It’s time to change the conversation. It’s not just about selling insurance.
There are three common perceptions about how a very small business can manage its financial risks if the owner is disabled or dies.
- They just need to replace the owner
- They just need to cover business expenses
- They can sell the business to cover its debts
Arguably these perceptions could be called myths because over thousands of financial risk assessments for very small businesses we have shown that if the risk plan is based solely on any one of these premises it will not provide the financial resilience the business and the family need.
We know that for most very small businesses the ‘know how’ is in the head of the business owner.
They don’t have operations manuals and almost every key function is done by the owner.
They can’t grow because they can’t find staff (the current state is professionals are struggling to find locums for business as usual).
With these dynamics how is it feasible that the answer to the loss of the owner/key person is to replace their labour?

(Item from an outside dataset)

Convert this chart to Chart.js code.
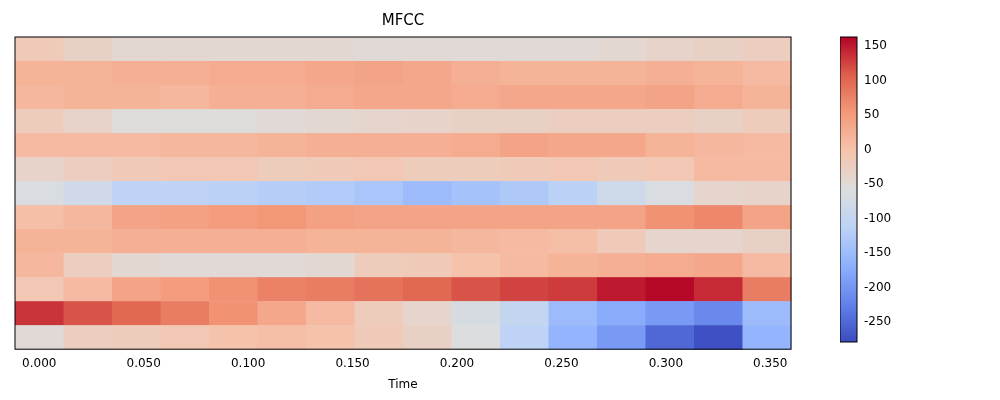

Certainly, it might help a small business if they have a financial solution in place to meet their operating expenses if the owner can’t work and especially those that are contractual such as rent.
But that may leave the owners wealth exposed to creditors if there is debt principal payments that need to be met every month and there are not sufficient funds to cover these.
Although small business can generate good income for its owner, many have little or no value in a fire sale. In fact, the majority we assess in a forced wind-up have negative equity. The assets they can sell are less than what the business would have to pay to meet its creditors and wind-up costs.
A shortfall against secured creditors may have to be meet from personal assets. Before we discuss what the risks are and how to solve them, we need firstly to deeply understand the business. Only then will we know if the commonly help perceptions are indeed myths for that business.
Let’s help business owners build greater financial resilience through effective risk management planning to protect small businesses and the people who rely on them.